Utopie für Zölle: Die Vision eines Fair Trade
Es gibt eine Alternative zur Zollpolitik à la Trump oder Mercosur. Zollfreiheit sollte nur noch gelten, wenn fair und grün produziert wurde.
N ach dem Zolldeal zwischen der Europäischen Union und Donald Trump ist es endgültig klar: Ob Zölle die Weltwirtschaft beschädigen, interessiert den US-Präsidenten nicht. Er nutzt sie als Machtinstrument gegen die ganze Welt – und dies erfolgreich.
Tragisch ist dabei nicht nur, dass die Europäische Union Trump immer wieder entgegenkommt, sondern auch, dass sie als Alternative zu Trumps Zolldiktaten nichts anderes als das Konzept eines freien Welthandels ohne Zollschranken ins Feld führt.
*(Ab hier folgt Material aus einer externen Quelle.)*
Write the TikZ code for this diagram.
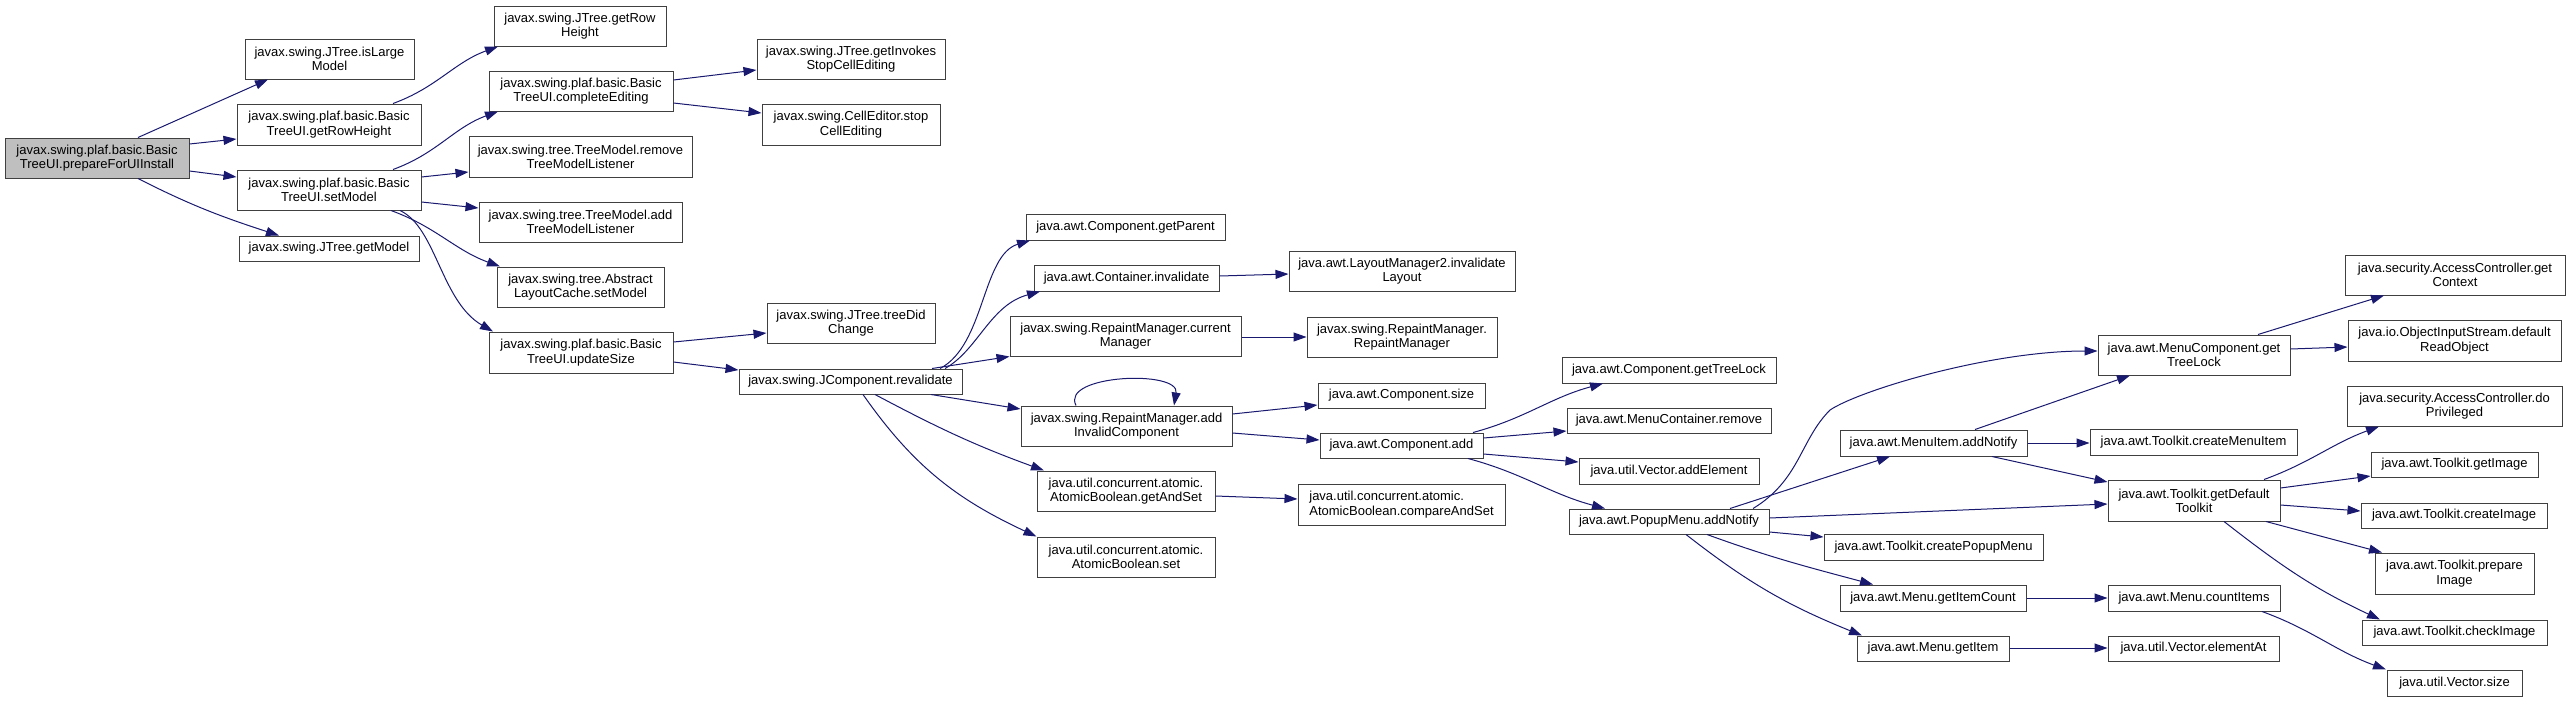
\documentclass[tikz,border=0pt]{standalone}
\usepackage{fontspec}
\setmainfont{Liberation Sans}
\usetikzlibrary{arrows.meta}
\definecolor{edgeblue}{HTML}{191970}
\definecolor{boxline}{HTML}{404040}
\definecolor{rootfill}{HTML}{BFBFBF}
\tikzset{
  box/.style={draw=boxline,line width=1pt,fill=white,rectangle,inner sep=0pt,align=center,
    font=\fontsize{13}{14.3}\selectfont},
  rootbox/.style={box,fill=rootfill},
  edge/.style={draw=edgeblue,line width=1pt,-{Triangle[length=13pt,width=9pt]}}
}
\newcommand\bx[7][]{\node[box,#1,minimum width={(#5-#3)*1pt},minimum height={(#6-#4)*1pt}] (#2) at ({(#3+#5)/2},{(#4+#6)/2}) {#7};}
\begin{document}
\begin{tikzpicture}[x=1pt,y=-1pt]
\fill[white] (0,0) rectangle (2569,702);
\useasboundingbox (0,0) rectangle (2569,702);
% nodes
\bx[rootbox]{root}{5}{138}{189}{178}{javax.swing.plaf.basic.Basic\\TreeUI.prepareForUIInstall}
\bx{isLarge}{245}{39}{414}{79}{javax.swing.JTree.isLarge\\Model}
\bx{btRowH}{237}{104}{421}{145}{javax.swing.plaf.basic.Basic\\TreeUI.getRowHeight}
\bx{setModel}{237}{170}{421}{210}{javax.swing.plaf.basic.Basic\\TreeUI.setModel}
\bx{getModel}{239}{236}{419}{261}{javax.swing.JTree.getModel}
\bx{jtRowH}{494}{6}{666}{46}{javax.swing.JTree.getRow\\Height}
\bx{complEd}{489}{71}{673}{111}{javax.swing.plaf.basic.Basic\\TreeUI.completeEditing}
\bx{remTML}{469}{136}{692}{177}{javax.swing.tree.TreeModel.remove\\TreeModelListener}
\bx{addTML}{479}{202}{682}{242}{javax.swing.tree.TreeModel.add\\TreeModelListener}
\bx{alcSet}{497}{267}{664}{307}{javax.swing.tree.Abstract\\LayoutCache.setModel}
\bx{updSize}{489}{332}{673}{373}{javax.swing.plaf.basic.Basic\\TreeUI.updateSize}
\bx{invStop}{757}{39}{945}{79}{javax.swing.JTree.getInvokes\\StopCellEditing}
\bx{ceStop}{762}{104}{940}{145}{javax.swing.CellEditor.stop\\CellEditing}
\bx{treeDid}{767}{303}{935}{343}{javax.swing.JTree.treeDid\\Change}
\bx{revalid}{739}{369}{962}{394}{javax.swing.JComponent.revalidate}
\bx{getPar}{1026}{214}{1225}{240}{java.awt.Component.getParent}
\bx{contInv}{1034}{265}{1219}{291}{java.awt.Container.invalidate}
\bx{curMgr}{1010}{316}{1241}{356}{javax.swing.RepaintManager.current\\Manager}
\bx{addInv}{1021}{406}{1232}{446}{javax.swing.RepaintManager.add\\InvalidComponent}
\bx{getAndSet}{1037}{471}{1215}{511}{java.util.concurrent.atomic.\\AtomicBoolean.getAndSet}
\bx{abSet}{1037}{537}{1215}{577}{java.util.concurrent.atomic.\\AtomicBoolean.set}
\bx{invLay}{1289}{251}{1515}{291}{java.awt.LayoutManager2.invalidate\\Layout}
\bx{rmRm}{1307}{317}{1497}{357}{javax.swing.RepaintManager.\\RepaintManager}
\bx{compSize}{1318}{383}{1485}{408}{java.awt.Component.size}
\bx{compAdd}{1320}{433}{1483}{458}{java.awt.Component.add}
\bx[align=left]{cas}{1298}{484}{1505}{525}{java.util.concurrent.atomic.\\AtomicBoolean.compareAndSet}
\bx{getTL}{1562}{357}{1776}{383}{java.awt.Component.getTreeLock}
\bx{mcRem}{1567}{408}{1771}{433}{java.awt.MenuContainer.remove}
\bx{addEl}{1579}{458}{1759}{484}{java.util.Vector.addElement}
\bx{popup}{1569}{509}{1769}{534}{java.awt.PopupMenu.addNotify}
\bx{miAdd}{1840}{430}{2027}{456}{java.awt.MenuItem.addNotify}
\bx{crPopup}{1824}{534}{2043}{560}{java.awt.Toolkit.createPopupMenu}
\bx{getIC}{1840}{585}{2026}{611}{java.awt.Menu.getItemCount}
\bx{getItem}{1857}{636}{2009}{661}{java.awt.Menu.getItem}
\bx{mcTL}{2098}{335}{2290}{375}{java.awt.MenuComponent.get\\TreeLock}
\bx{getCtx}{2345}{255}{2565}{295}{java.security.AccessController.get\\Context}
\bx{readObj}{2348}{320}{2561}{361}{java.io.ObjectInputStream.default\\ReadObject}
\bx{crMI}{2090}{429}{2297}{455}{java.awt.Toolkit.createMenuItem}
\bx{gdt}{2108}{480}{2280}{521}{java.awt.Toolkit.getDefault\\Toolkit}
\bx{cntItems}{2108}{585}{2280}{611}{java.awt.Menu.countItems}
\bx{elemAt}{2108}{636}{2279}{661}{java.util.Vector.elementAt}
\bx{doPriv}{2347}{386}{2562}{426}{java.security.AccessController.do\\Privileged}
\bx{getImg}{2371}{452}{2538}{477}{java.awt.Toolkit.getImage}
\bx{crImg}{2361}{503}{2547}{528}{java.awt.Toolkit.createImage}
\bx{prepImg}{2375}{553}{2534}{594}{java.awt.Toolkit.prepare\\Image}
\bx{chkImg}{2362}{620}{2547}{645}{java.awt.Toolkit.checkImage}
\bx{vSize}{2387}{670}{2522}{696}{java.util.Vector.size}
% edges
\draw[edge] (138,0 |- root.north) -- (268,0 |- isLarge.south);
\draw[edge] (root.east |- 0,144) -- (btRowH.west |- 0,139);
\draw[edge] (root.east |- 0,171) -- (setModel.west |- 0,177);
\draw[edge] (138,0 |- root.south) to[out=-27,in=162] (279,0 |- getModel.north);
\draw[edge] (393,0 |- btRowH.north) to[out=20,in=200] (498,0 |- jtRowH.south);
\draw[edge] (393,0 |- setModel.north) to[out=20,in=200] (498,0 |- complEd.south);
\draw[edge] (setModel.east |- 0,177) -- (remTML.west |- 0,172);
\draw[edge] (setModel.east |- 0,202) -- (addTML.west |- 0,208);
\draw[edge] (391,0 |- setModel.south) to[out=-20,in=160] (500,0 |- alcSet.north);
\draw[edge] (400,0 |- setModel.south) .. controls +(-25:40pt) and +(150:60pt) .. (493,0 |- updSize.north);
\draw[edge] (complEd.east |- 0,80) -- (invStop.west |- 0,70);
\draw[edge] (complEd.east |- 0,103) -- (ceStop.west |- 0,113);
\draw[edge] (updSize.east |- 0,342) -- (treeDid.west |- 0,333);
\draw[edge] (updSize.east |- 0,362) -- (revalid.west |- 0,370);
\draw[edge] (940,0 |- revalid.north) .. controls (985,345) and (982,255) .. (1030,0 |- getPar.south);
\draw[edge] (945,0 |- revalid.north) .. controls (978,350) and (990,305) .. (1040,0 |- contInv.south);
\draw[edge] (932,0 |- revalid.north) -- (curMgr.south west);
\draw[edge] (931,0 |- revalid.south) -- (addInv.west |- 0,409);
\draw[edge] (875,0 |- revalid.south) to[out=-28,in=160] (1044,0 |- getAndSet.north);
\draw[edge] (863,0 |- revalid.south) to[out=-55,in=155] (abSet.north west);
\draw[edge] (contInv.east |- 0,276) -- (invLay.west |- 0,274);
\draw[edge] (curMgr.east |- 0,337) -- (rmRm.west |- 0,337);
\draw[edge] (1076,0 |- addInv.north) .. controls +(-16,-31) and +(6,-36) .. (1174,0 |- addInv.north);
\draw[edge] (addInv.east |- 0,414) -- (compSize.west |- 0,405);
\draw[edge] (addInv.east |- 0,433) -- (compAdd.west |- 0,440);
\draw[edge] (getAndSet.east |- 0,496) -- (cas.west |- 0,499);
\draw[edge] (1473,0 |- compAdd.north) to[out=15,in=195] (1603,0 |- getTL.south);
\draw[edge] (compAdd.east |- 0,438) -- (mcRem.west |- 0,431);
\draw[edge] (compAdd.east |- 0,454) -- (addEl.west |- 0,462);
\draw[edge] (1468,0 |- compAdd.south) to[out=-15,in=165] (1605,0 |- popup.north);
\draw[edge] (1753,0 |- popup.north) .. controls (1800,480) and (1800,440) .. (1830,410) .. controls (1860,390) and (1990,351) .. (mcTL.west |- 0,351);
\draw[edge] (1730,0 |- popup.north) -- (1890,0 |- miAdd.south);
\draw[edge] (popup.east |- 0,518) -- (gdt.west |- 0,504);
\draw[edge] (popup.east |- 0,532) -- (crPopup.west |- 0,537);
\draw[edge] (1707,0 |- popup.south) to[out=-20,in=165] (1873,0 |- getIC.north);
\draw[edge] (1686,0 |- popup.south) to[out=-38,in=158] (1862,0 |- getItem.north);
\draw[edge] (1975,0 |- miAdd.north) -- (2130,0 |- mcTL.south);
\draw[edge] (miAdd.east |- 0,443) -- (crMI.west |- 0,443);
\draw[edge] (1992,0 |- miAdd.south) -- (gdt.west |- 0,482);
\draw[edge] (2258,0 |- mcTL.north) -- (2384,0 |- getCtx.south);
\draw[edge] (mcTL.east |- 0,349) -- (readObj.west |- 0,347);
\draw[edge] (2264,0 |- gdt.north) to[out=20,in=200] (2379,0 |- doPriv.south);
\draw[edge] (gdt.east |- 0,488) -- (getImg.west |- 0,476);
\draw[edge] (gdt.east |- 0,505) -- (crImg.west |- 0,511);
\draw[edge] (2266,0 |- gdt.south) -- (2382,0 |- prepImg.north);
\draw[edge] (2224,0 |- gdt.south) to[out=-38,in=155] (2380,0 |- chkImg.north);
\draw[edge] (getIC.east |- 0,598) -- (cntItems.west |- 0,598);
\draw[edge] (2262,0 |- cntItems.south) to[out=-20,in=160] (2386,0 |- vSize.north);
\draw[edge] (getItem.east |- 0,648) -- (elemAt.west |- 0,648);
\end{tikzpicture}
\end{document}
Dabei wird ignoriert, dass der sogenannte freie Welthandel der vergangenen Jahrzehnte viel mit der wachsenden Kluft zwischen Arm und Reich und mit der globalen ökologischen Zerstörung zu tun hat.
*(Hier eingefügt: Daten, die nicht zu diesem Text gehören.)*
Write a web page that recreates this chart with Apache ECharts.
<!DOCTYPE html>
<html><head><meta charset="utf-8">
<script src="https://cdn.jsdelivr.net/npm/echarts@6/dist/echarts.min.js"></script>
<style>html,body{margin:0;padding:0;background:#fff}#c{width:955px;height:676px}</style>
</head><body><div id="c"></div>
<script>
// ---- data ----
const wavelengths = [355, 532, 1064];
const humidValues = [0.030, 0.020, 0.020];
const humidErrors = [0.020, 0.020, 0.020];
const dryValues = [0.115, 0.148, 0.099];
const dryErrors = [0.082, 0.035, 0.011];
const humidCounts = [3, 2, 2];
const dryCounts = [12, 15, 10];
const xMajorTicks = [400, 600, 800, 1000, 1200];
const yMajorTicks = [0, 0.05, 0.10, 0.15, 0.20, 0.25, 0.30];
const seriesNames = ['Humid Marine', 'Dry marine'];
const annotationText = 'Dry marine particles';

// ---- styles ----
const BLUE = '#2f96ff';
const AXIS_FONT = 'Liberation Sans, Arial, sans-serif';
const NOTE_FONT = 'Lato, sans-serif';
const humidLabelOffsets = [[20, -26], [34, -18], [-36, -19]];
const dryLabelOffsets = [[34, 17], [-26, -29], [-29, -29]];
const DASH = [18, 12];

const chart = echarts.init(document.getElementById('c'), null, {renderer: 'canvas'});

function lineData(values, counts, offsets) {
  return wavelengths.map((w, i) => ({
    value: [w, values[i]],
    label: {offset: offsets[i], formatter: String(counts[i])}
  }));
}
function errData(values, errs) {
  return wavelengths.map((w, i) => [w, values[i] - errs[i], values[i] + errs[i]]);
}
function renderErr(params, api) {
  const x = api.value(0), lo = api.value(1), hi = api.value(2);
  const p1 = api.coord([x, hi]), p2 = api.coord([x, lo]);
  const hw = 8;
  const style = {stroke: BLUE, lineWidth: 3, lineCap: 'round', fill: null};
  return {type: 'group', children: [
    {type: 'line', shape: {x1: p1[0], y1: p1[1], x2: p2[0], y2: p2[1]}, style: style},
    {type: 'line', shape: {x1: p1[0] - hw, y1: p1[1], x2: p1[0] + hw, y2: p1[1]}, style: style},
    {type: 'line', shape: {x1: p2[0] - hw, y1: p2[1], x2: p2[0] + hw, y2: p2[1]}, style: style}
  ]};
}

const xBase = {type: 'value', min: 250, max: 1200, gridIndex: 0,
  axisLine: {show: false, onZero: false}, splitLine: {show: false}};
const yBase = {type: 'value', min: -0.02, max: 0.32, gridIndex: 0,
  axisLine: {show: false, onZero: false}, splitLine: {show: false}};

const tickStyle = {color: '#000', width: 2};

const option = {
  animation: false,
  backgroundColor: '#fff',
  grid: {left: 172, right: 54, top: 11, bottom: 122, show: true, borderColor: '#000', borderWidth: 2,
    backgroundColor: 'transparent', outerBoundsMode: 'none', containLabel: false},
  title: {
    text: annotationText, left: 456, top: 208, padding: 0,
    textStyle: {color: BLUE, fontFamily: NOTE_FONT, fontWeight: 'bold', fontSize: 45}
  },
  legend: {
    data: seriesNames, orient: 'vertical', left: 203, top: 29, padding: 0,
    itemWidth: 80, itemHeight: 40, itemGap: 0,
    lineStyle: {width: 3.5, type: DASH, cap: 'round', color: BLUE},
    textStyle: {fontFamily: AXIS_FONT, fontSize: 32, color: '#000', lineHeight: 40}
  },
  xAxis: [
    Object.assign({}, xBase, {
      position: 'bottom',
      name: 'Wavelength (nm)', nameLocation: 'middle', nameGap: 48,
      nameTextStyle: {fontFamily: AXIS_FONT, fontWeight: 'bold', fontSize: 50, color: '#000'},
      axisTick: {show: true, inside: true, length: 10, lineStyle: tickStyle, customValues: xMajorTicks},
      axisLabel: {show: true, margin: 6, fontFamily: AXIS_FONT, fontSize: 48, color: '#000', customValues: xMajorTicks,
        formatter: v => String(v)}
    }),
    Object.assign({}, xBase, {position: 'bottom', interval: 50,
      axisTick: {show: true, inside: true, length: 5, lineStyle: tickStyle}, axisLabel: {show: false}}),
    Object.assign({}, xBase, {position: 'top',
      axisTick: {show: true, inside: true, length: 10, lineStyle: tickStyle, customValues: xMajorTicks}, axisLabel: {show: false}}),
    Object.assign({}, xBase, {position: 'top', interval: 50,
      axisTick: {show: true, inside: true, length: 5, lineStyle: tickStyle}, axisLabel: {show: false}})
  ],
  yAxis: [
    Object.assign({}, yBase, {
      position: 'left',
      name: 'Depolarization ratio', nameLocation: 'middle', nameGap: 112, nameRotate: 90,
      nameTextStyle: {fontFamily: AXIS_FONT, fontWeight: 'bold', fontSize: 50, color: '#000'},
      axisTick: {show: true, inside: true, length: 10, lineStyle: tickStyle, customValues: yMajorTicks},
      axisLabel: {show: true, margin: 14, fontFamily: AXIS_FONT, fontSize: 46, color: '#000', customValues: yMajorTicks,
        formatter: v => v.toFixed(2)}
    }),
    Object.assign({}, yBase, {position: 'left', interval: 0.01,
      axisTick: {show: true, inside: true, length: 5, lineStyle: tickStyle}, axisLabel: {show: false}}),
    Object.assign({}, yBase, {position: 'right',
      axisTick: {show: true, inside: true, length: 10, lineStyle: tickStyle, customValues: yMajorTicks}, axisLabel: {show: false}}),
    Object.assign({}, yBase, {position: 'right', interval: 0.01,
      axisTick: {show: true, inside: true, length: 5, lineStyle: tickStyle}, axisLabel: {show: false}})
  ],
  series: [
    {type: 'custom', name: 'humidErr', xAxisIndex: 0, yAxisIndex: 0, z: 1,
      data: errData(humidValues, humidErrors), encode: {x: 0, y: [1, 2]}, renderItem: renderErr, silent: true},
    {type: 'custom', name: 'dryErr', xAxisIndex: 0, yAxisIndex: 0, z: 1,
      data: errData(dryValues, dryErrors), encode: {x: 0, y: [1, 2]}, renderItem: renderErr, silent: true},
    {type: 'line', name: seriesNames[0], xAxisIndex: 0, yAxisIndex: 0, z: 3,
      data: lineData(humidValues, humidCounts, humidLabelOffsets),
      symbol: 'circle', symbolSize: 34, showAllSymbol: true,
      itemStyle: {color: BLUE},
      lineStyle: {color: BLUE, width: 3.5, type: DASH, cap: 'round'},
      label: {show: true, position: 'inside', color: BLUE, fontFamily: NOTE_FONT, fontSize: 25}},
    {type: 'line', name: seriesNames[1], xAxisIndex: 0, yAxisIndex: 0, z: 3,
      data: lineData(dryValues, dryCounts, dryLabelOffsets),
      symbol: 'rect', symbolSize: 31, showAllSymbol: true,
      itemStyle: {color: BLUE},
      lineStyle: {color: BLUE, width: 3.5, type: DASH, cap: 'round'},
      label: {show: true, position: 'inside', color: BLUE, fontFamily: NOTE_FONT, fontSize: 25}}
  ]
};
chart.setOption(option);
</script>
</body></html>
Viel zukunftsorientierter für die ganze Welt wäre eine Zollstrategie, die Anreize für einen fairen und nachhaltigen Welthandel bietet. Unmöglich, sagen viele. Doch angesichts der prekären Lage der Welt wird es Zeit, das scheinbar Unmögliche zu denken.
Utopie des freien Welthandels
Klar, die Utopie eines freien Welthandels klingt gut: Wenn weder Zölle noch Abgaben und Vorschriften den Handel zwischen Nationen behindern, dann, so die Theorie des britischen Ökonomen David Ricardo (1772–1823), können alle Beteiligten ihre „komparativen Kostenvorteile“ ausspielen: Sie spezialisieren sich dann auf jene Produkte, deren Herstellung sie am besten beherrschen. Dann verkaufen die Unternehmen mehr.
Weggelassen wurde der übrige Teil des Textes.